Leadership, Governance + Closing Conditions
The transaction has been unanimously approved by the boards of directors of both Viasat and Inmarsat. In addition, The Baupost Group, L.L.C., Viasat’s largest shareholder, has agreed to vote in favor of the transaction. At the closing of the transaction, Viasat intends to expand its board of directors from eight to ten members, with Andrew Sukawaty, current chairman of Inmarsat, being appointed as one of the two new board members. A second new board member will be appointed at transaction closing by the current Inmarsat shareholders.
During the period prior to the closing of the transaction, Viasat expects members of Inmarsat’s management team to continue to execute its strategy and provide leadership, in-depth industry knowledge and customer relationship support. Decisions regarding management of the combined company following the closing of the transaction will be made as part of the integration planning process.
The transaction is expected to close in the second half of calendar year 2022, subject to the approval of Viasat stockholders, the receipt of certain regulatory approvals and clearances and the satisfaction of other customary closing conditions.
"This is a transformative combination that advances our common ambitions to connect the world. The unique fusion of teams, technologies and resources provides the ingredients and scale needed for profitable growth through the creation and delivery of innovative broadband and IoT services in new and existing fast-growing segments and geographies," said Viasat's Executive Chairman, Mark Dankberg. "Inmarsat's dual-band global mobile network, unique L-band resources, skills and capabilities in the U.K. and excellent technical and operational talent worldwide, are powerful complements to Viasat's business. Together, we can advance broadband communications and create new hybrid space and terrestrial networks that drive greater performance, coverage, speed, reliability and value for customers. We look forward to welcoming the Inmarsat team into the Viasat family."

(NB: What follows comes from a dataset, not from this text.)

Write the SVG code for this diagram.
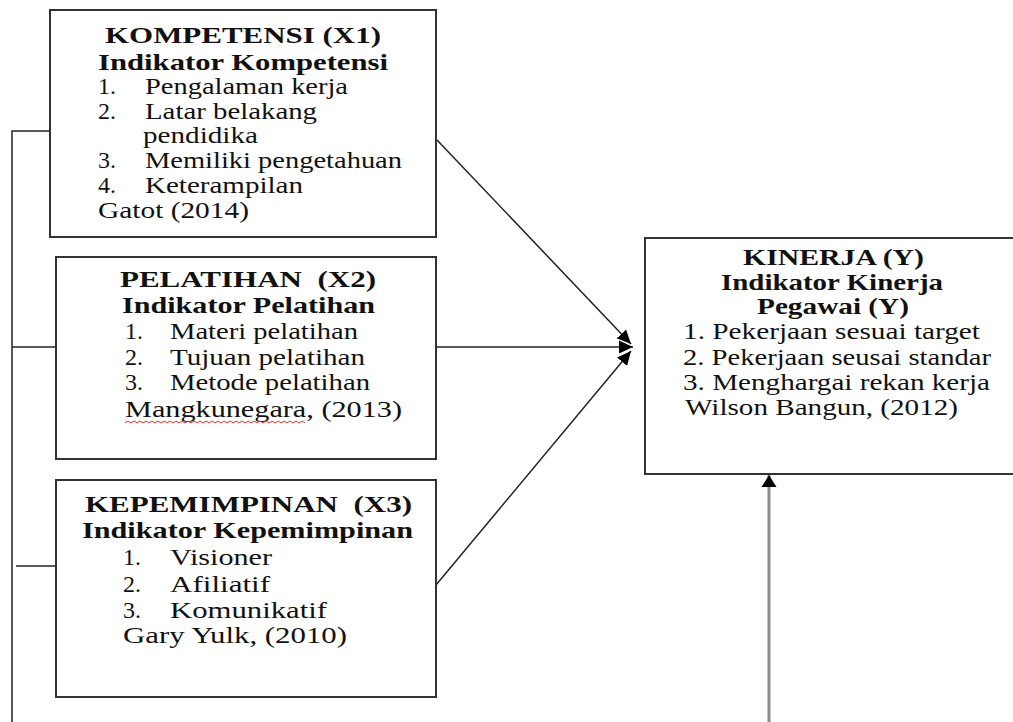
<svg xmlns="http://www.w3.org/2000/svg" width="1013" height="722" viewBox="0 0 1013 722">
<style>
.box{fill:#fff;stroke:#333;stroke-width:2}
.t{font-family:"Liberation Serif","Times New Roman",serif;font-size:24px;fill:#111;white-space:pre}
.b{font-weight:bold}
.ln{stroke:#222;stroke-width:1.5;fill:none}
.gr{stroke:#8c8c8c;stroke-width:3;fill:none}
</style>
<defs>
<marker id="ah" markerUnits="userSpaceOnUse" markerWidth="16" markerHeight="14" refX="14" refY="7" orient="auto">
<path d="M0,0.5 L14,7 L0,13.5 Z" fill="#000"/>
</marker>
<marker id="ahu" markerUnits="userSpaceOnUse" markerWidth="16" markerHeight="16" refX="12" refY="8" orient="auto">
<path d="M0,0.5 L12,8 L0,15.5 Z" fill="#000"/>
</marker>
</defs>
<rect width="1013" height="722" fill="#fff"/>

<g id="connectors">
<polyline class="ln" points="12,722 12,131 60,131"/>
<line class="ln" x1="12" y1="347" x2="62" y2="347"/>
<line class="ln" x1="16" y1="566" x2="62" y2="566"/>
<line class="ln" x1="437" y1="140" x2="631" y2="344" marker-end="url(#ah)"/>
<line class="ln" x1="436" y1="347" x2="633" y2="347" marker-end="url(#ah)"/>
<line class="ln" x1="436" y1="585" x2="631" y2="351" marker-end="url(#ah)"/>
<line class="gr" x1="769" y1="722" x2="769" y2="475" marker-end="url(#ahu)"/>
</g>

<g id="node-x1">
<rect class="box" x="50" y="10" width="386" height="227"/>
<text class="t b" x="105" y="43" textLength="276" lengthAdjust="spacingAndGlyphs">KOMPETENSI (X1)</text>
<text class="t b" x="98" y="70" textLength="290" lengthAdjust="spacingAndGlyphs">Indikator Kompetensi</text>
<text class="t" x="98" y="94">1.</text>
<text class="t" x="145" y="94" textLength="203" lengthAdjust="spacingAndGlyphs">Pengalaman kerja</text>
<text class="t" x="98" y="119">2.</text>
<text class="t" x="145" y="119" textLength="172" lengthAdjust="spacingAndGlyphs">Latar belakang</text>
<text class="t" x="143" y="143" textLength="115" lengthAdjust="spacingAndGlyphs">pendidika</text>
<text class="t" x="98" y="168">3.</text>
<text class="t" x="145" y="168" textLength="257" lengthAdjust="spacingAndGlyphs">Memiliki pengetahuan</text>
<text class="t" x="98" y="193">4.</text>
<text class="t" x="145" y="193" textLength="158" lengthAdjust="spacingAndGlyphs">Keterampilan</text>
<text class="t" x="98" y="218" textLength="151" lengthAdjust="spacingAndGlyphs">Gatot (2014)</text>
</g>

<g id="node-x2">
<rect class="box" x="56" y="257" width="380" height="202"/>
<text class="t b" x="120" y="287" textLength="256" lengthAdjust="spacingAndGlyphs">PELATIHAN  (X2)</text>
<text class="t b" x="122" y="313" textLength="253" lengthAdjust="spacingAndGlyphs">Indikator Pelatihan</text>
<text class="t" x="125" y="339">1.</text>
<text class="t" x="170" y="339" textLength="188" lengthAdjust="spacingAndGlyphs">Materi pelatihan</text>
<text class="t" x="125" y="365">2.</text>
<text class="t" x="170" y="365" textLength="195" lengthAdjust="spacingAndGlyphs">Tujuan pelatihan</text>
<text class="t" x="125" y="390">3.</text>
<text class="t" x="170" y="390" textLength="200" lengthAdjust="spacingAndGlyphs">Metode pelatihan</text>
<text class="t" x="125" y="417" textLength="277" lengthAdjust="spacingAndGlyphs">Mangkunegara, (2013)</text>
<path d="M125,423 l3,-2 l3,2 l3,-2 l3,2 l3,-2 l3,2 l3,-2 l3,2 l3,-2 l3,2 l3,-2 l3,2 l3,-2 l3,2 l3,-2 l3,2 l3,-2 l3,2 l3,-2 l3,2 l3,-2 l3,2 l3,-2 l3,2 l3,-2 l3,2 l3,-2 l3,2 l3,-2 l3,2 l3,-2 l3,2 l3,-2 l3,2 l3,-2 l3,2 l3,-2 l3,2 l3,-2 l3,2 l3,-2 l3,2 l3,-2 l3,2 l3,-2 l3,2 l3,-2 l3,2 l3,-2 l3,2 l3,-2 l3,2 l3,-2 l3,2 l3,-2 l3,2 l3,-2 l3,2 l3,-2 l3,2" fill="none" stroke="#e03030" stroke-width="1"/>
</g>

<g id="node-x3">
<rect class="box" x="56" y="480" width="380" height="217"/>
<text class="t b" x="85" y="512" textLength="327" lengthAdjust="spacingAndGlyphs">KEPEMIMPINAN  (X3)</text>
<text class="t b" x="82" y="538" textLength="331" lengthAdjust="spacingAndGlyphs">Indikator Kepemimpinan</text>
<text class="t" x="123" y="565">1.</text>
<text class="t" x="170" y="565" textLength="102" lengthAdjust="spacingAndGlyphs">Visioner</text>
<text class="t" x="123" y="592">2.</text>
<text class="t" x="170" y="592" textLength="100" lengthAdjust="spacingAndGlyphs">Afiliatif</text>
<text class="t" x="123" y="618">3.</text>
<text class="t" x="170" y="618" textLength="157" lengthAdjust="spacingAndGlyphs">Komunikatif</text>
<text class="t" x="123" y="643" textLength="224" lengthAdjust="spacingAndGlyphs">Gary Yulk, (2010)</text>
</g>

<g id="node-y">
<rect class="box" x="645" y="238" width="380" height="236"/>
<text class="t b" x="743" y="265" textLength="181" lengthAdjust="spacingAndGlyphs">KINERJA (Y)</text>
<text class="t b" x="721" y="290" textLength="222" lengthAdjust="spacingAndGlyphs">Indikator Kinerja</text>
<text class="t b" x="757" y="314" textLength="152" lengthAdjust="spacingAndGlyphs">Pegawai (Y)</text>
<text class="t" x="683" y="339" textLength="297" lengthAdjust="spacingAndGlyphs">1. Pekerjaan sesuai target</text>
<text class="t" x="683" y="365" textLength="308" lengthAdjust="spacingAndGlyphs">2. Pekerjaan seusai standar</text>
<text class="t" x="683" y="390" textLength="307" lengthAdjust="spacingAndGlyphs">3. Menghargai rekan kerja</text>
<text class="t" x="685" y="415" textLength="273" lengthAdjust="spacingAndGlyphs">Wilson Bangun, (2012)</text>
</g>
</svg>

"Joining with Viasat is the right combination for Inmarsat at the right time," said Rajeev Suri, CEO of Inmarsat. "Viasat is a terrific innovator and Inmarsat brings some powerful additions: global reach, a broad distribution channel, robust business momentum and a presence in highly attractive global mobility segments. Together, the two companies will create a new global player with the scale and scope to help shape the future of a dynamic and growing industry. The combination will create a strong future for Inmarsat and be well-positioned to offer greater choice for customers around the world, enhanced scope for partners and new opportunities for employees. The industrial logic is compelling and ensures that the U.K. has a strong and sustainable presence in the critical space sector for the long term."
Rick Baldridge, Viasat's president and CEO added, "This strategic move gives Viasat the scale to increase the pace of innovation that drives new and better services for our customers, broadens the opportunities for our employees and provides a foundation for significant positive free cash flow, with potential upside from a revitalization of L-band and IoT service growth. Plus, we will have expanded scale and presence in the $1.6 trillion broadband and IoT sectors. I'm excited about the opportunities ahead and looking forward to setting up the combined organization for long-term success."
Advisors PJT Partners is serving as financial advisor to Viasat, provided a fairness opinion to the board of directors of Viasat, and is also serving as capital markets advisor, arranging the committed financing for the transaction. Latham & Watkins LLP and Linklaters are serving as legal advisors to Viasat. Barclays, J.P. Morgan Securities plc and Trinity Advisers are acting as financial advisors to Inmarsat. Kirkland & Ellis, Clifford Chance and Steptoe & Johnson LLP are serving as legal advisors to Inmarsat and its majority shareholders.